• _Records provided_

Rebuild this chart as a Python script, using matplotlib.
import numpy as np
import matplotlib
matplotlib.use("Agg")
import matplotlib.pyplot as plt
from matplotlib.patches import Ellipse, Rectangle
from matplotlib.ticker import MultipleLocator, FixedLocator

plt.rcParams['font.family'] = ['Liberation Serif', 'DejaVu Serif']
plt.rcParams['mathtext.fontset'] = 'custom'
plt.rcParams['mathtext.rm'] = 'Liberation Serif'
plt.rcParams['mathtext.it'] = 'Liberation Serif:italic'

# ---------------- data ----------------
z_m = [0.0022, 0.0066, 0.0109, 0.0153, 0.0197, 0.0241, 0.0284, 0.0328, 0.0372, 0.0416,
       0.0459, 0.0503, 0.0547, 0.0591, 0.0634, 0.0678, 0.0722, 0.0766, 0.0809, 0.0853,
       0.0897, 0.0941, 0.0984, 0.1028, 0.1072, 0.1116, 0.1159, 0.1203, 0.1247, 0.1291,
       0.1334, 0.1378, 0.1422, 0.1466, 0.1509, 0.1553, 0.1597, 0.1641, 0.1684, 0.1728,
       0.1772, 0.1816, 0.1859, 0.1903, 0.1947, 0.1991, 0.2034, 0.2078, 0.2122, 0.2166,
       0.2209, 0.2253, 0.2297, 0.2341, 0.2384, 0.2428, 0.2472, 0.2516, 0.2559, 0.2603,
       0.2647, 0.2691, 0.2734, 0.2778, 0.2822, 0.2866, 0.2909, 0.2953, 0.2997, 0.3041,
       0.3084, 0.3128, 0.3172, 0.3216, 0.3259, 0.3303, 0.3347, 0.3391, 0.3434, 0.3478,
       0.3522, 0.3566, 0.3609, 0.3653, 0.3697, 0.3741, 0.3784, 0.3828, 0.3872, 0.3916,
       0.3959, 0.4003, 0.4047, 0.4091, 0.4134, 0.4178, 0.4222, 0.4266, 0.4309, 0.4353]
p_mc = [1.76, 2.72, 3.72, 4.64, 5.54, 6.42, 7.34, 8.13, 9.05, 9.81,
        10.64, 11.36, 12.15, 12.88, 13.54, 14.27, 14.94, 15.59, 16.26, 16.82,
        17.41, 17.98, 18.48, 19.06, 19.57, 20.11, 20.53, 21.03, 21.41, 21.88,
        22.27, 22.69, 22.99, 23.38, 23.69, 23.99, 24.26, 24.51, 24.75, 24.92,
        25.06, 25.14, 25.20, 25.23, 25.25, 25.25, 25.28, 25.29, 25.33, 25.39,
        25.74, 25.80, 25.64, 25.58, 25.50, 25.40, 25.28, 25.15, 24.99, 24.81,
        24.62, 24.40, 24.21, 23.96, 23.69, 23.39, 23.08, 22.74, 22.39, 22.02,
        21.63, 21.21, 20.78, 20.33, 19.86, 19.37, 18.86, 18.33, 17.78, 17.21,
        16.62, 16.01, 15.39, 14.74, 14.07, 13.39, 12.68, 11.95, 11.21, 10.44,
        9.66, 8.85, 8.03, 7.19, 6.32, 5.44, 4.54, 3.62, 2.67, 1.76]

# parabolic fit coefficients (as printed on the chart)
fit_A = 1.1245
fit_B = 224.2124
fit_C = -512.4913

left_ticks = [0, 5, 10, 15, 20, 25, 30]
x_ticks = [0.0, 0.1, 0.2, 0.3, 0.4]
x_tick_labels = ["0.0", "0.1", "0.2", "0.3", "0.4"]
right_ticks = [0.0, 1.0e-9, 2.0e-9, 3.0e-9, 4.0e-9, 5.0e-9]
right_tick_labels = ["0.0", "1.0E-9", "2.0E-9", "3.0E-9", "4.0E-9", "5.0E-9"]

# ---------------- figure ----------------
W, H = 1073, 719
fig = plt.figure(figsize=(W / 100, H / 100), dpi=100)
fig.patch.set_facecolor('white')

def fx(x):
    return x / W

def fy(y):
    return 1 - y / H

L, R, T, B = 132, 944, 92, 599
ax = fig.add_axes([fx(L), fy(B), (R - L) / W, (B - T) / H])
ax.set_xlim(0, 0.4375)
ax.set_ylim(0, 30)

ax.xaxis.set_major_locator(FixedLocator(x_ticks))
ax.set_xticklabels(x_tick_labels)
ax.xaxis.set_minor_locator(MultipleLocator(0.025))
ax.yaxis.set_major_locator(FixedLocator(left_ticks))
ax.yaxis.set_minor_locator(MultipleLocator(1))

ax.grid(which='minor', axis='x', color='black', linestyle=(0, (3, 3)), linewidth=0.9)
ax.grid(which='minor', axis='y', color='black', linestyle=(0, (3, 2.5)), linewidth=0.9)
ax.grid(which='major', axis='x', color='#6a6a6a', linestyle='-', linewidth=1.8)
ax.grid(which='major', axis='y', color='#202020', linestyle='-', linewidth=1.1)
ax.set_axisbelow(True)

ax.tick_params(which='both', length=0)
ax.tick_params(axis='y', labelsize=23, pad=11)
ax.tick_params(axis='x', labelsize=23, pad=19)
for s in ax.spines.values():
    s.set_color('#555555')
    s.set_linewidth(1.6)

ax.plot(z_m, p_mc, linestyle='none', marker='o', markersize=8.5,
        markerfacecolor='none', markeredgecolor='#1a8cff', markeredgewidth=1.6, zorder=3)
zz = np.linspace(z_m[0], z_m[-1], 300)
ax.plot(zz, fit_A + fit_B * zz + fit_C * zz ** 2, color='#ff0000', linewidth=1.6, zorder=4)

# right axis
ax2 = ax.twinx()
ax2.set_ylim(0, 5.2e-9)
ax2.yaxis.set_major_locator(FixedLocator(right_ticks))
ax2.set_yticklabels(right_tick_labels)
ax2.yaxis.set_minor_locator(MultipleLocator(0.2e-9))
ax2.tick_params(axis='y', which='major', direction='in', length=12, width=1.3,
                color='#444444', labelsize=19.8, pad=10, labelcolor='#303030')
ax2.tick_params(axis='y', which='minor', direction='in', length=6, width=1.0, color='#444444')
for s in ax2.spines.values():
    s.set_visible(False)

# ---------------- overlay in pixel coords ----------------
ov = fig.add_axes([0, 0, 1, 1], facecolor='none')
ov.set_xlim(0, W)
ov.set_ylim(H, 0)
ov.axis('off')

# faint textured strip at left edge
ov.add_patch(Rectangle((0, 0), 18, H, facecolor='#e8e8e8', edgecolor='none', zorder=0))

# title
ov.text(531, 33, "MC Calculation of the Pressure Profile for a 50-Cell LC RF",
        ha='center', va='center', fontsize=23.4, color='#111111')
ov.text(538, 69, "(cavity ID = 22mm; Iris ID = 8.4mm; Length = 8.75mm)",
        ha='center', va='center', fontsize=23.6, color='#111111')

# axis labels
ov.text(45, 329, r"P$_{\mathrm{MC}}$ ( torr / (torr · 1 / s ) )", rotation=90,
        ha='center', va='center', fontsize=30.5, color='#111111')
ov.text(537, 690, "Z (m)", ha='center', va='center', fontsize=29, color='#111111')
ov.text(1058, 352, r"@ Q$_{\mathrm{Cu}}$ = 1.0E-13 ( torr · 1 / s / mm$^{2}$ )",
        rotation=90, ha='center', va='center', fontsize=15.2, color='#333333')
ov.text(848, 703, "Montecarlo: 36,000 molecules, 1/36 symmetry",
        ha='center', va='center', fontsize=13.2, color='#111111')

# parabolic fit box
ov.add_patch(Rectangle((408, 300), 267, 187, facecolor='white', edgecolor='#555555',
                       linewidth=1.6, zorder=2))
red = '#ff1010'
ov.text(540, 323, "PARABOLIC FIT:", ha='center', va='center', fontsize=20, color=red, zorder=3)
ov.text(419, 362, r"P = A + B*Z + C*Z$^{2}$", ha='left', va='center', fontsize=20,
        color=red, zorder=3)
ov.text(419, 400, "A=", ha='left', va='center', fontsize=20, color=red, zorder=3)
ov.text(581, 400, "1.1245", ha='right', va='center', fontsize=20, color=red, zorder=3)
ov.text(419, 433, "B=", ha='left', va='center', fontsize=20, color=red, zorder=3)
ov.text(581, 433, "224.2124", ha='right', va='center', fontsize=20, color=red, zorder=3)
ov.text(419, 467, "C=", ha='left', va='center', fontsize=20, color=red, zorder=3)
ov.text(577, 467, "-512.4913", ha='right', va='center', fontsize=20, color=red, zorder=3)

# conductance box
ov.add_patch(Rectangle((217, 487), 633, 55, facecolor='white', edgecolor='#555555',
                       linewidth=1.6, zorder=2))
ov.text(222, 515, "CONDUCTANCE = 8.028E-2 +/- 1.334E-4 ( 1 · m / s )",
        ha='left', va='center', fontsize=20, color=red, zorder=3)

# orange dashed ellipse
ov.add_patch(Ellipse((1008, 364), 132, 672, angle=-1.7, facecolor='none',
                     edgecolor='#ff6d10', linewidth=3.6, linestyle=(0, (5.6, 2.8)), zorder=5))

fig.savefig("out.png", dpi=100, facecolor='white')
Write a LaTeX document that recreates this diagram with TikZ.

• _Aim of the exercise_
Copy the lines from the start of the data verbatim, stopping after the line containing "plt.rcParams['mathtext.it'] = 'Liberation".

• _Reply to the task_
Rebuild this chart as a Python script, using matplotlib.
import numpy as np
import matplotlib
matplotlib.use("Agg")
import matplotlib.pyplot as plt
from matplotlib.patches import Ellipse, Rectangle
from matplotlib.ticker import MultipleLocator, FixedLocator

plt.rcParams['font.family'] = ['Liberation Serif', 'DejaVu Serif']
plt.rcParams['mathtext.fontset'] = 'custom'
plt.rcParams['mathtext.rm'] = 'Liberation Serif'
plt.rcParams['mathtext.it'] = 'Liberation Serif:italic'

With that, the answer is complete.